The IMF increasingly promotes transparency and public disclosure in member countries of their policies and economic data. One particular aspect of data provision is the Special Data Dissemination Standard (SDDS), a standard for members having or seeking access to international financial markets to which they may subscribe on a voluntary basis. It was introduced in response to the lack of information in the case of Mexico. By today, 43 countries, primarily industrial and emerging market economies, have subscribed to the SDDS. You will hear more about this system this afternoon.

In light of the need to promote sound banking systems, in 1997 the IMF has developed a general framework for a sound and effective banking system focusing on those issues that are of macroeconomic relevance. In addition, because of its broad membership, the IMF also helps disseminate internationally agreed principles or standards of other institutions, e.g., the Core Principles for Effective Banking Supervision released by the Basle Committee in April 1997.

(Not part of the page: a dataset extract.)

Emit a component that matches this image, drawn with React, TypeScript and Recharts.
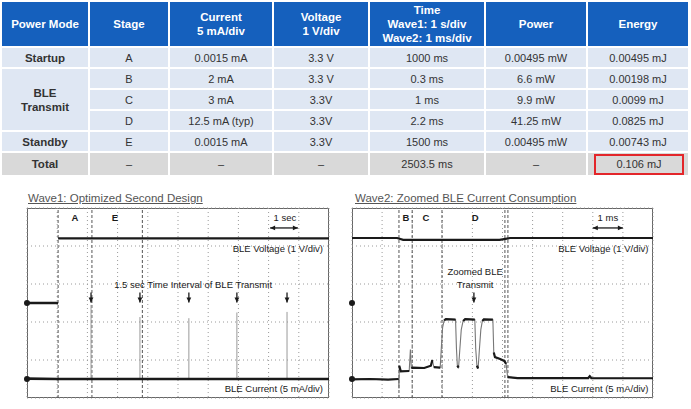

Finally, at the Annual Meetings of the IMF in Hong Kong SAR in September, it was agreed to move ahead to develop an amendment of the IMF Articles of Agreement to make liberalization of international capital flows one of the purposes of the Fund. This is a natural complement to the liberalization of current account transactions that has taken place in most countries. Globalization of financial markets inevitably has to follow globalization of trade if the world economy is to reap the full benefits of increased integration. The recent events have not led us to draw different conclusions. Elimination of existing capital controls, however, needs to be phased carefully with due regard to the economic situation of each country, including the strength of the balance of payments and the soundness of the domestic banking system. These issues will be high on the IMF’s agenda in the months ahead.

V.  Conclusion

Globalization of financial markets offers great opportunities for increased economic growth and prosperity world-wide. But it also offers challenges and constraints on policy makers. Governments need to "abide by the rules" and pursue sound macroeconomic policies, give proper attention to the health of the banking system, develop government institutions that are subject to accountability and good governance, and ensure transparency of economic information. The goverment is, and should be, in the "driver’s seat." Market participants, on their part, should use available economic information responsibly to ensure that markets function efficiently. For the IMF, surveillance activities and financial and technical assistance will continue to remain the core activities, including the promotion of transparency in economic information and sound banking practices. The move toward capital account convertibility offers a historic opportunity to promote an orderly globalization of financial markets and their efficient functioning.


1Industrial countries, Israel, and four newly industrialized countries in Asia (Hong Kong Special Administrative Region, Korea, Singapore and Taiwan Province of China).
2See IMF, World Economic Outlook, May 1997.